We can understand why people want to smooth things over with bigoted relations— it’s upsetting, especially with family members and friends, when we realize that they think, and say, horrible things, and may act in horrible ways— like refuse service to someone who is African-American, or Muslim, or LGBT.
Tell me how attitudes have changed in the last fifty years, that planting seeds with bigots has brought about any change in the attitudes, or the numbers, of bigoted whites in this country.

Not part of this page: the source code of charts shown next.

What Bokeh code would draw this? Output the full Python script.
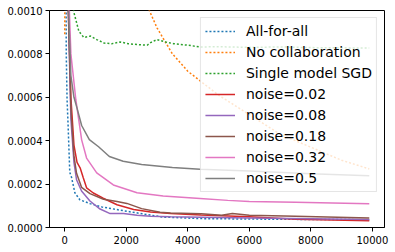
from bokeh.plotting import figure
from bokeh.models import Legend, LegendItem, FixedTicker, PrintfTickFormatter, Range1d
from bokeh.embed import file_html
from bokeh.resources import INLINE

# ---- data ----
x_all = [0, 50, 76, 110, 164, 220, 330, 490, 820, 1200, 1800, 2570, 3200, 4430, 6000, 8000, 9900]
y_all = [0.003, 0.0008, 0.00059, 0.00047, 0.000254, 0.000232, 0.00016, 0.000128, 0.00011,
         0.000095, 0.00008, 0.000062, 0.000048, 0.000041, 0.000039, 0.000037, 0.000036]

x_nocol = [0, 100, 500, 1000, 1500, 2000, 2500, 3000, 3500, 4000, 5000, 6000, 7000, 8000, 9000, 9900]
y_nocol = [0.00089, 0.004, 0.003, 0.0022, 0.0017, 0.00135, 0.00108, 0.00092, 0.0008, 0.00072,
           0.00061, 0.00052, 0.00043, 0.00037, 0.00031, 0.00027]

x_sgd = [0, 100, 200, 300, 460, 620, 840, 1040, 1280, 1530, 1800, 2070, 2350, 2680, 2790, 3000,
         3280, 3540, 4000, 4430, 5000, 6000, 7000, 8000, 9000, 9900]
y_sgd = [0.002, 0.0014, 0.0011, 0.00099, 0.000904, 0.000876, 0.000882, 0.000866, 0.00085, 0.000847,
         0.000855, 0.000847, 0.000843, 0.00084, 0.000852, 0.000866, 0.000855, 0.000847, 0.00084,
         0.000832, 0.000833, 0.00083, 0.000832, 0.000829, 0.000828, 0.000827]

x_n002 = [0, 100, 200, 300, 400, 500, 600, 710, 930, 1250, 1700, 2240, 2790, 3440, 4430, 6000, 7500, 9900]
y_n002 = [0.003, 0.0011, 0.0006, 0.00038, 0.0003, 0.000275, 0.00023, 0.000183, 0.000159, 0.000135,
          0.000105, 0.000083, 0.000071, 0.000064, 0.000058, 0.00005, 0.000038, 0.000031]

x_n008 = [0, 100, 200, 300, 384, 547, 820, 1150, 1475, 1910, 2350, 2790, 3440, 4430, 6000, 8000, 9900]
y_n008 = [0.003, 0.0011, 0.0005, 0.0003, 0.00022, 0.000168, 0.000122, 0.000085, 0.000064, 0.000064,
          0.000057, 0.000052, 0.000049, 0.000047, 0.000044, 0.00004, 0.000037]

x_n018 = [0, 100, 200, 300, 384, 547, 820, 1260, 1700, 2020, 2500, 3100, 3440, 4430, 5100, 5450, 6000, 7500, 9900]
y_n018 = [0.003, 0.0011, 0.00055, 0.00033, 0.00025, 0.000185, 0.000156, 0.00013, 0.00012, 0.000111,
          0.000087, 0.00007, 0.000067, 0.000063, 0.000056, 0.000064, 0.000056, 0.000052, 0.000044]

x_n032 = [0, 100, 200, 360, 550, 710, 1040, 1580, 2350, 3200, 4400, 5300, 6000, 7500, 9900]
y_n032 = [0.003, 0.0012, 0.0008, 0.00059, 0.000404, 0.00032, 0.000252, 0.000196, 0.00016, 0.000145,
          0.000134, 0.000125, 0.00012, 0.000116, 0.000109]

x_n05 = [0, 100, 200, 300, 400, 550, 800, 1100, 1450, 1900, 2500, 3500, 4400, 6000, 8000, 9900]
y_n05 = [0.0025, 0.0011, 0.0007, 0.0006, 0.00055, 0.00047, 0.000405, 0.000372, 0.000327, 0.000305,
         0.00029, 0.000277, 0.000269, 0.00026, 0.000248, 0.000239]

labels = ["All-for-all", "No collaboration", "Single model SGD", "noise=0.02",
          "noise=0.08", "noise=0.18", "noise=0.32", "noise=0.5"]
x_ticks = [0, 2000, 4000, 6000, 8000, 10000]
y_ticks = [0.0, 0.0002, 0.0004, 0.0006, 0.0008, 0.0010]

series = [(x_all, y_all), (x_nocol, y_nocol), (x_sgd, y_sgd), (x_n002, y_n002),
          (x_n008, y_n008), (x_n018, y_n018), (x_n032, y_n032), (x_n05, y_n05)]
colors = ["#1f77b4", "#ff7f0e", "#2ca02c", "#d62728", "#9467bd", "#8c564b", "#e377c2", "#7f7f7f"]
dashes = ["2 2", "2 2", "2 2", "solid", "solid", "solid", "solid", "solid"]

p = figure(width=395, height=252, output_backend="svg", toolbar_location=None,
           x_range=Range1d(-495, 10395), y_range=Range1d(0, 0.001),
           min_border_left=49, min_border_right=11, min_border_top=10, min_border_bottom=25)
p.xgrid.visible = False
p.ygrid.visible = False
p.outline_line_color = "black"
p.outline_line_alpha = 1
p.outline_line_width = 1
p.background_fill_color = "white"
p.border_fill_color = "white"

for ax in (p.xaxis[0], p.yaxis[0]):
    ax.axis_line_color = "black"
    ax.major_tick_line_color = "black"
    ax.major_tick_out = 4
    ax.major_tick_in = 0
    ax.minor_tick_line_color = None
    ax.major_label_text_font = "DejaVu Sans"
    ax.major_label_text_font_size = "10px"
    ax.major_label_text_color = "black"
p.xaxis.ticker = FixedTicker(ticks=x_ticks)
p.yaxis.ticker = FixedTicker(ticks=y_ticks)
p.yaxis.formatter = PrintfTickFormatter(format="%.4f")
p.xaxis.formatter = PrintfTickFormatter(format="%d")
p.yaxis.major_label_standoff = 3
p.xaxis.major_label_standoff = 4

items = []
for (xs, ys), c, d, lab in zip(series, colors, dashes, labels):
    r = p.line(xs, ys, line_color=c, line_width=1.5, line_dash=d)
    items.append(LegendItem(label=lab, renderers=[r]))

legend = Legend(items=items, location="top_right", margin=7, padding=4, spacing=3,
                glyph_height=18, glyph_width=30, label_height=18, label_standoff=11,
                label_text_font="DejaVu Sans", label_text_font_size="14px",
                label_text_color="black", border_line_color="#cccccc",
                background_fill_color="white", background_fill_alpha=0.8)
p.add_layout(legend)

open("out.html", "w").write(file_html(p, INLINE))
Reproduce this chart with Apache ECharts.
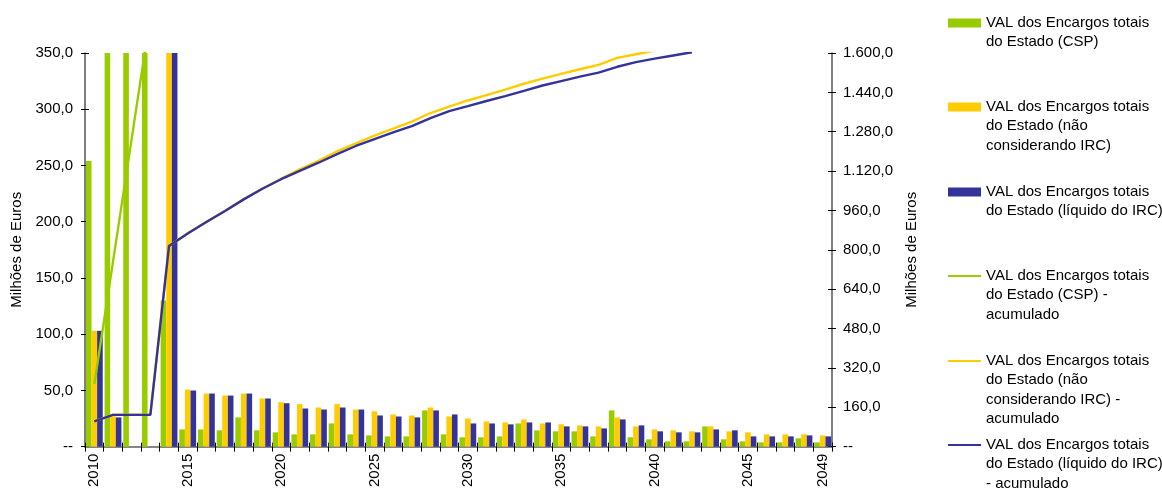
<!DOCTYPE html>
<html>
<head>
<meta charset="utf-8">
<script src="https://cdn.jsdelivr.net/npm/echarts@6/dist/echarts.min.js"></script>
<style>
  html, body { margin: 0; padding: 0; background: #fff; }
  #chart { width: 1162px; height: 490px; }
</style>
</head>
<body>
<div id="chart"></div>
<script>
// Years of the concession (category axis)
const years = ['2010','2011','2012','2013','2014','2015','2016','2017','2018','2019',
  '2020','2021','2022','2023','2024','2025','2026','2027','2028','2029',
  '2030','2031','2032','2033','2034','2035','2036','2037','2038','2039',
  '2040','2041','2042','2043','2044','2045','2046','2047','2048','2049'];

// Yearly present value of State charges, million euros (left axis)
const valCSP = [254, 498, 500, 500, 130, 15.3, 15.3, 14.5, 26.0, 14.5,
  12.7, 10.9, 10.9, 20.6, 10.9, 10.0, 9.1, 9.1, 32.2, 10.9,
  8.3, 8.3, 9.1, 20.6, 14.5, 13.6, 13.6, 9.1, 32.2, 8.3,
  6.5, 4.7, 4.7, 18.0, 6.5, 4.7, 3.8, 3.8, 7.4, 3.8];
const valSemIRC = [103, 27, 0, 0, 686, 50.7, 47.2, 45.4, 47.2, 42.8,
  39.5, 37.8, 34.8, 37.8, 33.0, 31.3, 28.6, 27.7, 34.8, 26.8,
  25.0, 22.4, 21.5, 24.2, 20.6, 19.8, 18.9, 18.0, 26.0, 18.0,
  15.3, 14.5, 13.6, 18.0, 13.6, 12.7, 10.9, 10.9, 10.9, 10.0];
const valLiqIRC = [103, 26, 0, 0, 687, 49.9, 47.2, 45.4, 47.2, 42.8,
  38.6, 33.9, 33.0, 34.8, 33.0, 27.7, 26.8, 26.0, 32.2, 28.6,
  20.6, 20.6, 19.8, 21.5, 21.5, 18.0, 18.0, 16.2, 24.2, 18.9,
  13.6, 12.7, 12.7, 15.3, 14.5, 9.1, 9.1, 9.1, 10.0, 9.1];

// Accumulated values, million euros (right axis)
const cumCSP = [254, 752, 1252, 1752];
const cumSemIRC = [103, 130, 130, 130, 816, 867, 914, 959, 1006, 1049,
  1089, 1127, 1162, 1200, 1233, 1264, 1293, 1321, 1356, 1382,
  1407, 1429, 1451, 1475, 1496, 1515, 1534, 1552, 1580, 1595,
  1610];
const cumLiqIRC = [103, 129, 129, 129, 816, 866, 913, 958, 1005, 1048,
  1087, 1121, 1154, 1189, 1222, 1250, 1277, 1303, 1335, 1364,
  1384, 1405, 1425, 1446, 1468, 1486, 1504, 1520, 1544, 1563,
  1577, 1590, 1603];

// Series names and their wrapped legend text
const names = [
  'VAL dos Encargos totais do Estado (CSP)',
  'VAL dos Encargos totais do Estado (não considerando IRC)',
  'VAL dos Encargos totais do Estado (líquido do IRC)',
  'VAL dos Encargos totais do Estado (CSP) - acumulado',
  'VAL dos Encargos totais do Estado (não considerando IRC) - acumulado',
  'VAL dos Encargos totais do Estado (líquido do IRC) - acumulado'
];
const legendText = [
  'VAL dos Encargos totais\ndo Estado (CSP)',
  'VAL dos Encargos totais\ndo Estado (não\nconsiderando IRC)',
  'VAL dos Encargos totais\ndo Estado (líquido do IRC)',
  'VAL dos Encargos totais\ndo Estado (CSP) -\nacumulado',
  'VAL dos Encargos totais\ndo Estado (não\nconsiderando IRC) -\nacumulado',
  'VAL dos Encargos totais\ndo Estado (líquido do IRC)\n- acumulado'
];

const GREEN = '#99CC00', YELLOW = '#FFCC00', NAVY = '#333399';
const colors = [GREEN, YELLOW, NAVY, GREEN, YELLOW, NAVY];
const FONT = "'Liberation Sans', Arial, sans-serif";
const FS = 15;
const LH = 19.3;

function fmtLeft(v) {
  return v === 0 ? '--' : v.toFixed(1).replace('.', ',');
}
function fmtRight(v) {
  if (v === 0) return '--';
  const intPart = Math.floor(v).toString().replace(/\B(?=(\d{3})+(?!\d))/g, '.');
  return intPart + ',' + (v.toFixed(1).split('.')[1]);
}

// One legend block per series; the text block is centred on the key, so
// blank lines are put before the text to bring its first line level with the key.
const legendCenters = [23, 107, 192, 276, 361, 445];
const legends = names.map((n, i) => {
  const lines = legendText[i].split('\n').length;
  const isLine = i >= 3;
  return {
    data: [{ name: n, icon: 'rect' }],
    orient: 'vertical',
    left: 948,
    top: legendCenters[i] - (2 * lines - 1) * LH / 2,
    padding: 0,
    itemWidth: 33,
    itemHeight: isLine ? 2 : 9,
    selectedMode: false,
    formatter: () => '\n'.repeat(lines - 1) + legendText[i],
    textStyle: { fontFamily: FONT, fontSize: FS, lineHeight: LH, color: '#000' }
  };
});

const axisLabelStyle = { fontFamily: FONT, fontSize: FS, color: '#000' };

const chart = echarts.init(document.getElementById('chart'));
chart.setOption({
  animation: false,
  backgroundColor: '#fff',
  color: colors,
  grid: { left: 85, right: 330, top: 53, bottom: 41 },
  legend: legends,
  xAxis: [
    {
      type: 'category',
      data: years,
      position: 'bottom',
      axisLine: { lineStyle: { color: '#858585', width: 2 } },
      axisTick: { show: true, interval: 0, inside: false, length: 5, lineStyle: { color: '#000' } },
      axisLabel: Object.assign({
        rotate: 90, margin: 7,
        interval: (i) => i % 5 === 0 || i === years.length - 1
      }, axisLabelStyle),
      splitLine: { show: false }
    },
    {
      type: 'category',
      data: years,
      position: 'bottom',
      axisLine: { show: false },
      axisTick: { show: true, interval: 0, inside: true, length: 4, lineStyle: { color: '#000' } },
      axisLabel: { show: false },
      splitLine: { show: false }
    }
  ],
  yAxis: [
    {
      type: 'value', position: 'left', min: 0, max: 350, interval: 50,
      name: 'Milhões de Euros', nameLocation: 'middle', nameGap: 53, nameRotate: 90,
      nameTextStyle: axisLabelStyle,
      axisLine: { show: true, lineStyle: { color: '#555', width: 1.5 } },
      axisTick: { show: true, inside: false, length: 4, lineStyle: { color: '#000' } },
      axisLabel: Object.assign({ formatter: fmtLeft, margin: 12 }, axisLabelStyle),
      splitLine: { show: false }
    },
    {
      type: 'value', position: 'right', min: 0, max: 1600, interval: 160,
      name: 'Milhões de Euros', nameLocation: 'middle', nameGap: 70, nameRotate: 90,
      nameTextStyle: axisLabelStyle,
      axisLine: { show: true, lineStyle: { color: '#555', width: 1.5 } },
      axisTick: { show: true, inside: false, length: 4, lineStyle: { color: '#000' } },
      axisLabel: Object.assign({ formatter: fmtRight, margin: 11 }, axisLabelStyle),
      splitLine: { show: false }
    },
    {
      type: 'value', position: 'left', min: 0, max: 350, interval: 50,
      axisLine: { show: false },
      axisTick: { show: true, inside: true, length: 4, lineStyle: { color: '#000' } },
      axisLabel: { show: false },
      splitLine: { show: false }
    },
    {
      type: 'value', position: 'right', min: 0, max: 1600, interval: 160,
      axisLine: { show: false },
      axisTick: { show: true, inside: true, length: 4, lineStyle: { color: '#000' } },
      axisLabel: { show: false },
      splitLine: { show: false }
    }
  ],
  series: [
    { name: names[0], type: 'bar', yAxisIndex: 0, data: valCSP,
      barGap: '0%', barCategoryGap: '10%', itemStyle: { color: GREEN }, clip: true },
    { name: names[1], type: 'bar', yAxisIndex: 0, data: valSemIRC,
      barGap: '0%', barCategoryGap: '10%', itemStyle: { color: YELLOW }, clip: true },
    { name: names[2], type: 'bar', yAxisIndex: 0, data: valLiqIRC,
      barGap: '0%', barCategoryGap: '10%', itemStyle: { color: NAVY }, clip: true },
    { name: names[3], type: 'line', yAxisIndex: 1, data: cumCSP, symbol: 'none',
      lineStyle: { color: GREEN, width: 2.4 }, itemStyle: { color: GREEN }, clip: true },
    { name: names[4], type: 'line', yAxisIndex: 1, data: cumSemIRC, symbol: 'none',
      lineStyle: { color: YELLOW, width: 2.4 }, itemStyle: { color: YELLOW }, clip: true },
    { name: names[5], type: 'line', yAxisIndex: 1, data: cumLiqIRC, symbol: 'none',
      lineStyle: { color: NAVY, width: 2.4 }, itemStyle: { color: NAVY }, clip: true }
  ]
});
</script>
</body>
</html>
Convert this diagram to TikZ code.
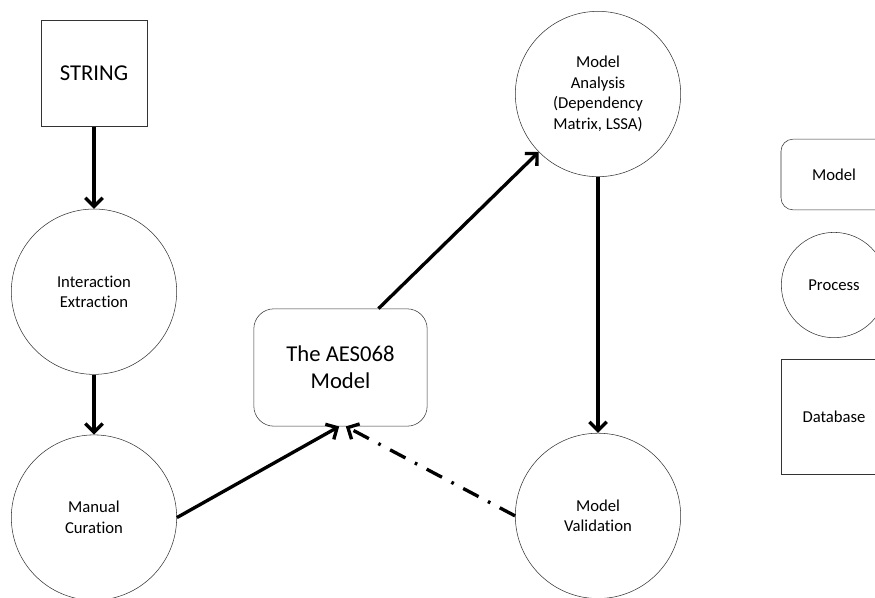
\documentclass[tikz,border=0pt]{standalone}
\usepackage{fontspec}
\setmainfont{Carlito}[Ligatures=NoCommon]
\usetikzlibrary{positioning,arrows.meta}

\begin{document}
\begin{tikzpicture}[x=0.75pt, y=-0.75pt,
  process/.style={draw=black!80, circle, minimum size=124pt, inner sep=0pt, align=center, font=\fontsize{12.5}{15.5}\selectfont},
  database/.style={draw=black!80, minimum width=79.5pt, minimum height=79.5pt, inner sep=0pt, align=center, font=\fontsize{17}{20.5}\selectfont},
  model/.style={draw=black!80, rounded corners=15pt, minimum width=130pt, minimum height=88pt, inner sep=0pt, align=center, font=\fontsize{17}{20.5}\selectfont},
  legend/.style={draw=black!80, inner sep=0pt, align=center, font=\fontsize{12.5}{15.5}\selectfont},
  flow/.style={-{Straight Barb[length=6.5pt,width=13pt]}, line width=2.5pt},
  feedback/.style={flow, dash pattern=on 13pt off 8pt on 2pt off 8pt}]
\path[use as bounding box, clip] (0,0) rectangle (875,597);
% main flow
\node[database] (string) at (94,73.5) {STRING};
\node[process, below=61.5pt of string] (extraction) {Interaction\\Extraction};
\node[process, below=45pt of extraction] (curation) {Manual\\Curation};
\node[model] (aes) at (340.5,367.5) {The AES068\\Model};
\node[process] (analysis) at (598,94) {Model\\Analysis\\(Dependency\\Matrix, LSSA)};
\node[process, below=192pt of analysis] (validation) {Model\\Validation};
\draw[flow] (string) -- (extraction);
\draw[flow] (extraction) -- (curation);
\draw[flow] (curation.east) -- ([xshift=-1pt]aes.south);
\draw[flow] ([xshift=28.5pt]aes.north) -- (analysis);
\draw[flow] (analysis) -- (validation);
\draw[feedback] (validation.west) -- ([xshift=4pt]aes.south);
% legend
\node[legend, rounded corners=9pt, minimum width=79.5pt, minimum height=53pt] (lgmodel) at (834,174.5) {Model};
\node[legend, circle, minimum size=79pt, below=16.5pt of lgmodel] (lgprocess) {Process};
\node[legend, minimum width=79.5pt, minimum height=86pt, below=15.75pt of lgprocess] (lgdatabase) {Database};
\end{tikzpicture}
\end{document}
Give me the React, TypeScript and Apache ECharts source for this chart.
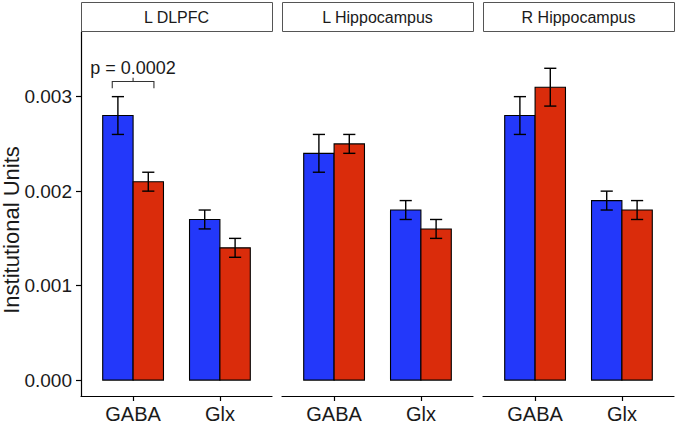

Are we the first generation of progressives to confront this? None before us thought about gentle persuasion, planting seeds, making one person do one thing different, as many here and elsewhere would have us do?
Again, from 1967:
Peaceful persuasion is the method rhetoricians understand and characteristically prescribe. Textbooks tell us that persuasion must take place on the listener's terms, that the speaker must adapt to his auditor's needs, wants and values. It is axiomatic, we are told, that effective communication requires a shared frame of reference and a common set of symbols in an atmosphere free from fear and threat. By all of our scholarly yardsticks, the effectiveness of the civil rights advocate ought to be a direct function of his psychological proximity to white audiences…
However successful the method of peaceful persuasion ought to be, however much it may seem theoretically that the method is the only effective alternative, the very endurance of other rhetorics is evidence that this is not so. (pg. 26, emphasis in original)
Sticking with the approach we prefer, simply because we want it to be the right approach, doesn’t mean it is the right approach. Isn’t fifty years enough? A hundred?
How long before we realize family and friends can tolerate our views, not become belligerent, and not change one little bit?